Below this line are records; write out exactly the lines from the one containing "Give me the seaborn" through the one containing "import pandas as pd", with the pictures left out.

Entries with chart source code:
^^^^^^^^

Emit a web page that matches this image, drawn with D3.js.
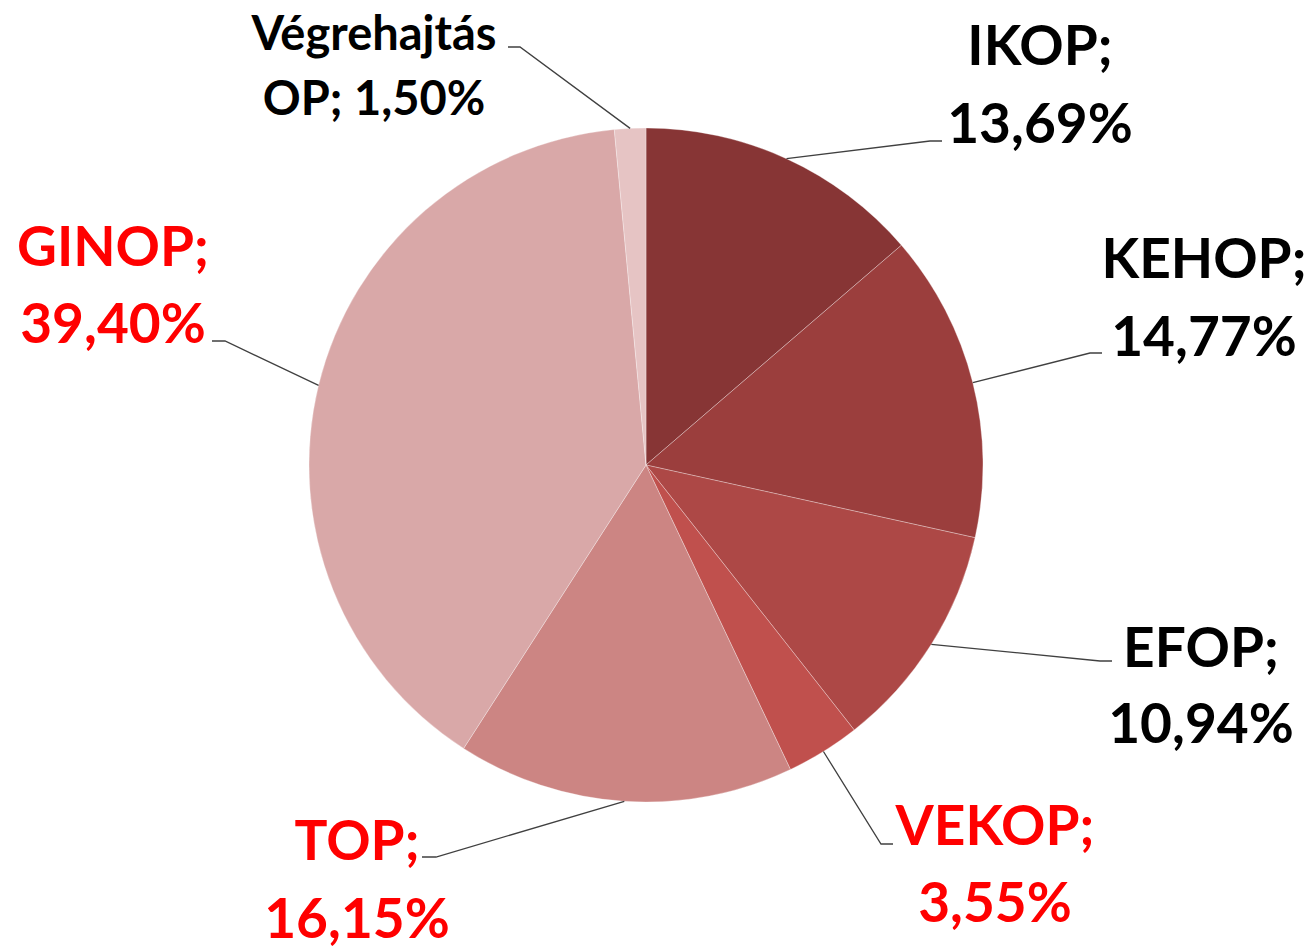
<!DOCTYPE html>
<html>
<head>
<meta charset="utf-8">
<script src="https://cdn.jsdelivr.net/npm/d3@7"></script>
<style>
  body { margin: 0; background: #fff; }
  text { font-family: Lato, "Open Sans", sans-serif; font-weight: bold; }
</style>
</head>
<body>
<svg width="1309" height="947"></svg>
<script>
// data
const programs = ["IKOP", "KEHOP", "EFOP", "VEKOP", "TOP", "GINOP", "Végrehajtás OP"];
const shares = [13.69, 14.77, 10.94, 3.55, 16.15, 39.40, 1.50];
const sliceColors = ["#873535", "#9b3e3d", "#ad4846", "#c0504d", "#cc8583", "#d9a8a8", "#e6c4c4"];
const labelColors = ["#000", "#000", "#000", "#f00", "#f00", "#f00", "#000"];

// label placement: two text lines (x, baseline y) and the elbow of the leader line
const labelLayout = [
  { lines: ["IKOP;", "13,69%"], x: 1040, y: [65, 143], size: 55, elbow: [930, 141], end: [942, 141] },
  { lines: ["KEHOP;", "14,77%"], x: 1204, y: [278, 356], size: 55, elbow: [1090, 353], end: [1102, 353] },
  { lines: ["EFOP;", "10,94%"], x: 1201, y: [667, 743], size: 55, elbow: [1100, 661], end: [1112, 661] },
  { lines: ["VEKOP;", "3,55%"], x: 995, y: [845, 922], size: 55, elbow: [881, 844], end: [893, 844] },
  { lines: ["TOP;", "16,15%"], x: 357, y: [860, 938], size: 55, elbow: [436, 857], end: [422, 857] },
  { lines: ["GINOP;", "39,40%"], x: 113, y: [266, 343], size: 55, elbow: [225, 341], end: [212, 341] },
  { lines: ["Végrehajtás", "OP; 1,50%"], x: 374, y: [50, 115], size: 47, elbow: [520, 47], end: [508, 47] }
];

const svg = d3.select("svg");
const cx = 646, cy = 465, radius = 337;

const pie = d3.pie().sort(null).value(d => d);
const arcs = pie(shares);
const arc = d3.arc().innerRadius(0).outerRadius(radius);

const g = svg.append("g").attr("transform", `translate(${cx},${cy})`);

g.selectAll("path.slice")
  .data(arcs)
  .enter()
  .append("path")
  .attr("class", "slice")
  .attr("d", arc)
  .attr("fill", (d, i) => sliceColors[i])
  .attr("stroke", "rgba(255,255,255,0.3)")
  .attr("stroke-width", 1);

// leader lines from the middle of each slice edge
const edge = d3.arc().innerRadius(radius).outerRadius(radius);
svg.append("g")
  .selectAll("polyline")
  .data(arcs)
  .enter()
  .append("polyline")
  .attr("points", (d, i) => {
    const p = edge.centroid(d);
    const L = labelLayout[i];
    return [[p[0] + cx, p[1] + cy], L.elbow, L.end].map(q => q.join(",")).join(" ");
  })
  .attr("fill", "none")
  .attr("stroke", "#404040")
  .attr("stroke-width", 1.3);

// labels
const labels = svg.append("g")
  .selectAll("text")
  .data(labelLayout)
  .enter()
  .append("text")
  .attr("text-anchor", "middle")
  .attr("font-size", d => d.size)
  .attr("fill", (d, i) => labelColors[i]);

labels.each(function (d) {
  d3.select(this).selectAll("tspan")
    .data(d.lines)
    .enter()
    .append("tspan")
    .attr("x", d.x)
    .attr("y", (t, j) => d.y[j])
    .text(t => t);
});
</script>
</body>
</html>
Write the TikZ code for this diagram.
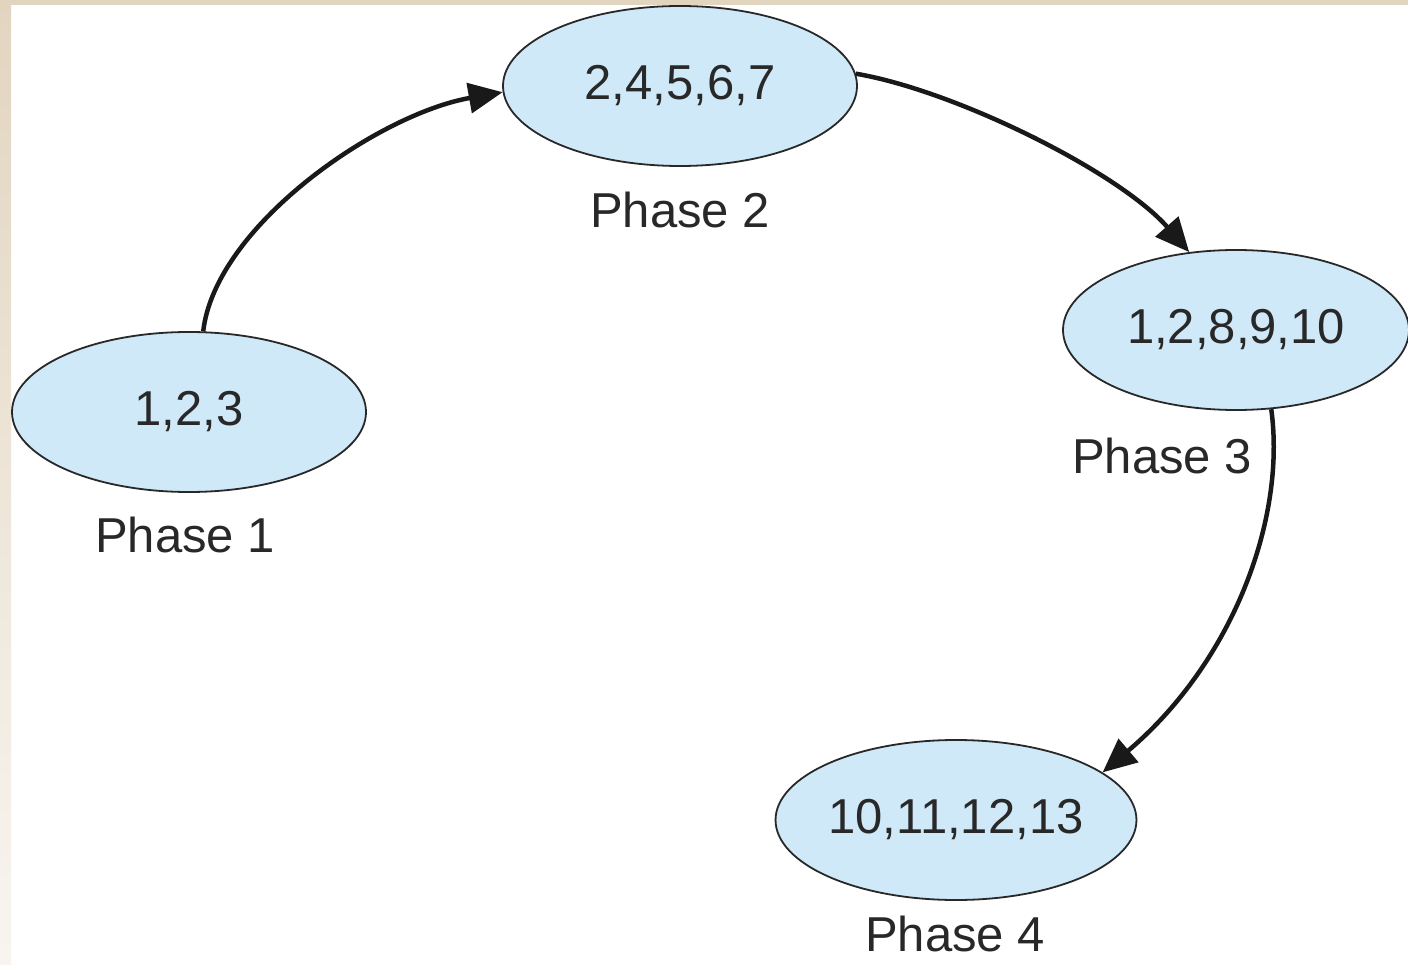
\documentclass[tikz,border=0pt]{standalone}
\usepackage{fontspec}
\setmainfont{Liberation Sans}
\usetikzlibrary{shapes.geometric,arrows.meta}
\definecolor{phasefill}{RGB}{208,233,248}
\definecolor{phaseline}{RGB}{40,40,40}
\definecolor{txt}{RGB}{40,40,40}
\definecolor{beigetop}{RGB}{226,213,192}
\definecolor{beigebot}{RGB}{248,245,240}
\tikzset{
  phase/.style={ellipse, draw=phaseline, line width=1.8pt, fill=phasefill,
    minimum width=354pt, minimum height=160pt, inner sep=0pt,
    text=txt, font=\fontsize{49}{55}\selectfont},
  plabel/.style={text=txt, font=\fontsize{49}{55}\selectfont, inner sep=0pt,
    text depth=0pt, anchor=base},
  conn/.style={line width=4.5pt, draw=black!90, -{Triangle[length=34pt,width=30pt]}}
}
\begin{document}
\begin{tikzpicture}[x=1pt,y=-1pt]
\useasboundingbox (0,0) rectangle (1408,965);
\fill[white] (0,0) rectangle (1408,965);
\shade[top color=beigetop, bottom color=beigebot] (0,0) rectangle (11,965);
\fill[beigetop] (0,0) rectangle (1408,5);

\node[phase] (p1) at (189,412) {1,2,3};
\node[phase] (p2) at (680,86) {2,4,5,6,7};
\node[phase, minimum width=346pt] (p3) at (1236,330) {1,2,8,9,10};
\node[phase] (p4) at (956,820) {10,11,12,13};

\node[plabel] (l1) at (185,552) {Phase 1};
\node[plabel] (l2) at (680,228) {Phase 2};
\node[plabel] (l3) at (1162,473) {Phase 3};
\node[plabel] (l4) at (955,951) {Phase 4};

\draw[conn] (p1.80) .. controls +(12,-105) and +(-125,22) .. (p2.182);
\draw[conn] (p2.4) .. controls +(100,17) and +(-70,-80) .. (p3.121);
\draw[conn] (p3.-66) .. controls +(15,110) and +(130,-110) .. (p4.18);
\end{tikzpicture}
\end{document}
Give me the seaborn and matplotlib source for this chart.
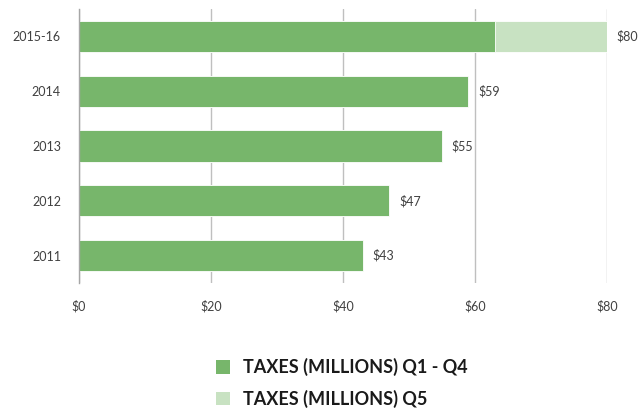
import matplotlib
matplotlib.use("Agg")
import matplotlib.pyplot as plt
from matplotlib.patches import Patch
import seaborn as sns
import pandas as pd

# Tax revenue by period, in millions of dollars
periods = ["2015-16", "2014", "2013", "2012", "2011"]
taxes_q1_q4 = [63, 59, 55, 47, 43]
taxes_q5 = [17, 0, 0, 0, 0]
totals = [a + b for a, b in zip(taxes_q1_q4, taxes_q5)]
x_ticks = [0, 20, 40, 60, 80]
x_tick_labels = ["$0", "$20", "$40", "$60", "$80"]
series_names = ["TAXES (MILLIONS) Q1 - Q4", "TAXES (MILLIONS) Q5"]

dark_green = "#77B66B"
light_green = "#C8E2C2"
text_color = "#404040"

sns.set_theme(style="white")
plt.rcParams["font.family"] = ["Lato", "DejaVu Sans"]

df = pd.DataFrame({"period": periods, "q1_q4": taxes_q1_q4, "total": totals})

fig = plt.figure(figsize=(6.38, 4.08), dpi=100)
ax = fig.add_axes([79 / 638, 1 - 283 / 408, 528 / 638, 274 / 408])

# Stacked bars: full total in light green, Q1-Q4 portion over it in dark green
sns.barplot(data=df, y="period", x="total", order=periods, color=light_green,
            orient="h", width=0.57, edgecolor="white", linewidth=0.6,
            saturation=1, ax=ax, zorder=2)
sns.barplot(data=df, y="period", x="q1_q4", order=periods, color=dark_green,
            orient="h", width=0.57, edgecolor="white", linewidth=0.6,
            saturation=1, ax=ax, zorder=3)

# Value labels at the end of each stacked bar
for i, total in enumerate(totals):
    ax.annotate(f"${total}", xy=(total, i), xytext=(7, 0),
                textcoords="offset points", va="center", ha="left",
                fontsize=9, color=text_color, annotation_clip=False)

ax.set_xlim(0, 80)
ax.set_ylim(len(periods) - 0.5, -0.5)
ax.set_xticks(x_ticks)
ax.set_xticklabels(x_tick_labels)
ax.set_xlabel("")
ax.set_ylabel("")
ax.grid(axis="x", color="#BFBFBF", linewidth=1, zorder=0)
ax.set_axisbelow(True)
for side in ["top", "right", "bottom"]:
    ax.spines[side].set_visible(False)
ax.spines["left"].set_color("#A6A6A6")
ax.spines["left"].set_linewidth(1)
ax.spines["left"].set_zorder(4)
ax.tick_params(axis="both", length=0, labelsize=9, labelcolor=text_color)
ax.tick_params(axis="x", pad=12)
ax.tick_params(axis="y", pad=13)

handles = [Patch(facecolor=dark_green, edgecolor="none"),
           Patch(facecolor=light_green, edgecolor="none")]
fig.legend(handles, series_names, loc="upper left",
           bbox_to_anchor=(216 / 638, 1 - 358 / 408), frameon=False,
           handlelength=0.8, handleheight=0.8, handletextpad=0.7,
           labelspacing=0.75, borderaxespad=0, borderpad=0,
           prop={"family": ["Lato", "DejaVu Sans"], "weight": "bold", "size": 13},
           labelcolor="#1a1a1a")

fig.savefig("out.png", dpi=100)
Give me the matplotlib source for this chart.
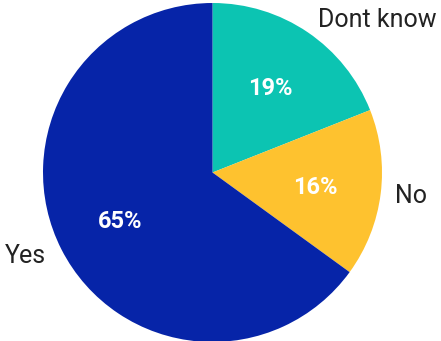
import matplotlib
matplotlib.use("Agg")
import matplotlib.pyplot as plt

categories = ["Dont know", "No", "Yes"]
shares = [19, 16, 65]
colors = ["#0CC4B2", "#FEC22F", "#0624A8"]

W, H = 441, 341
fig = plt.figure(figsize=(W / 100, H / 100), dpi=100)
ax = fig.add_axes([0, 0, 1, 1])
ax.axis("off")

cx, cy, r = 212.5, H - 172.5, 169.5
pct_size = 17
wedges, texts, autotexts = ax.pie(
    shares, colors=colors, startangle=90, counterclock=False,
    center=(cx, cy), radius=r, autopct="%d%%", pctdistance=0.61,
    wedgeprops=dict(linewidth=0),
    textprops=dict(color="white", fontsize=pct_size, fontweight="bold", family="Roboto"),
)
ax.set_xlim(0, W)
ax.set_ylim(0, H)
ax.set_aspect("equal")

# put the percentage digits' visual centre on the pctdistance point
cap_half = pct_size * 100 / 72 * 0.711 / 2
for t in autotexts:
    x, y = t.get_position()
    t.set_position((x, y - cap_half))
    t.set_va("baseline")

# category labels (baseline positions, pixel coords from top)
label_pos = {"Dont know": (377, 27), "No": (411, 203), "Yes": (25, 263)}
for name in categories:
    x, y = label_pos[name]
    ax.text(x, H - y, name, ha="center", va="baseline", fontsize=18,
            color="#222222", family="Roboto")

fig.savefig("out.png", dpi=100)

^^^^^^^^

Result>
Give me the seaborn and matplotlib source for this chart.
import matplotlib
matplotlib.use("Agg")
import matplotlib.pyplot as plt
from matplotlib.patches import Patch
import seaborn as sns
import pandas as pd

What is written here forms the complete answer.